Macbeth, indeed, was never "dressed" agreeably to the taste of antiquarian critics, until the ornate revivals of the tragedy by Mr. Phelps, at Sadler's Wells, in 1847, and by Mr. Charles Kean, at the Princess's Theatre, some five years later. The costumes were of the eleventh century on each of these occasions, Mr. Phelps's version of the play being so strictly textual, that the musical embellishments, usually attributed to Locke, but in truth supplied by Leveridge, were discarded for the first time for very many years. Lady Macduff was restored to the list of dramatis personæ, from which she had so long been banished, and the old stage direction in the last scene—"enter Macduff with Macbeth's head upon a pole," was implicitly followed. But these revivals were a consequence of earlier reproductions of Shakespeare, with rigid regard to accuracy of costume, and general completeness of decoration. John Kemble had taken certain important steps in this direction, and his example had been bettered by his brother Charles, under whose management of Covent Garden, "King John" was produced, the costumes being supervised by Mr.

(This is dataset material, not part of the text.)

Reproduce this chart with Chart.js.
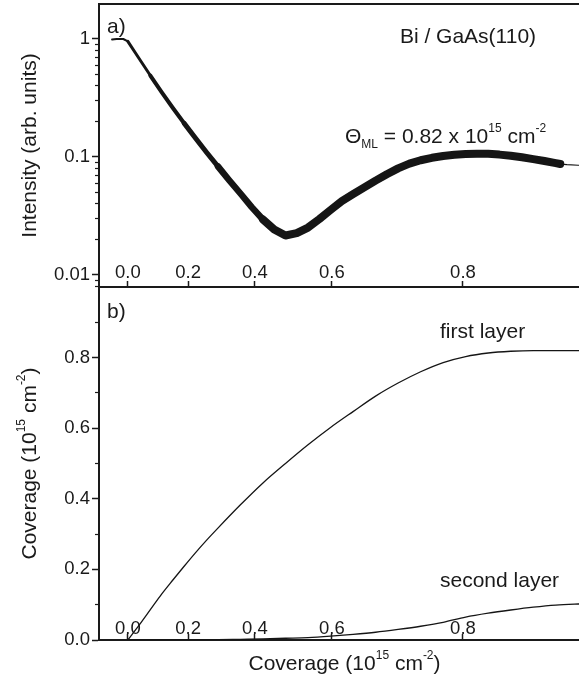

Planché, and every detail of the representation receiving most attentive study. Great success attended this experiment, although, in the first
instance, there had prevailed a strong inclination to deride as "stewpans" the flat-topped helmets worn by King John and his barons. After this, accuracy of costume, especially in relation to the plays of Shakespeare, became the favourite pursuit of managers. Mr. Macready ventured upon various revivals, archaic and decorative, at Covent Garden and Drury Lane; Mr. Phelps followed suit at Sadler's Wells, and Mr. Charles Kean at the Princess's, until it seemed that correctness of attire, and splendour of scenery and appointments, could no further be carried; indeed, alarm arose lest the drama should perish altogether under the weight of upholstery and wardrobe it was doomed to bear. Already the art of acting, in its more heroic aspects, had undergone decline; there was danger of the player sinking to the level of a mere dummy or lay-figure for the exhibition of costly raiment.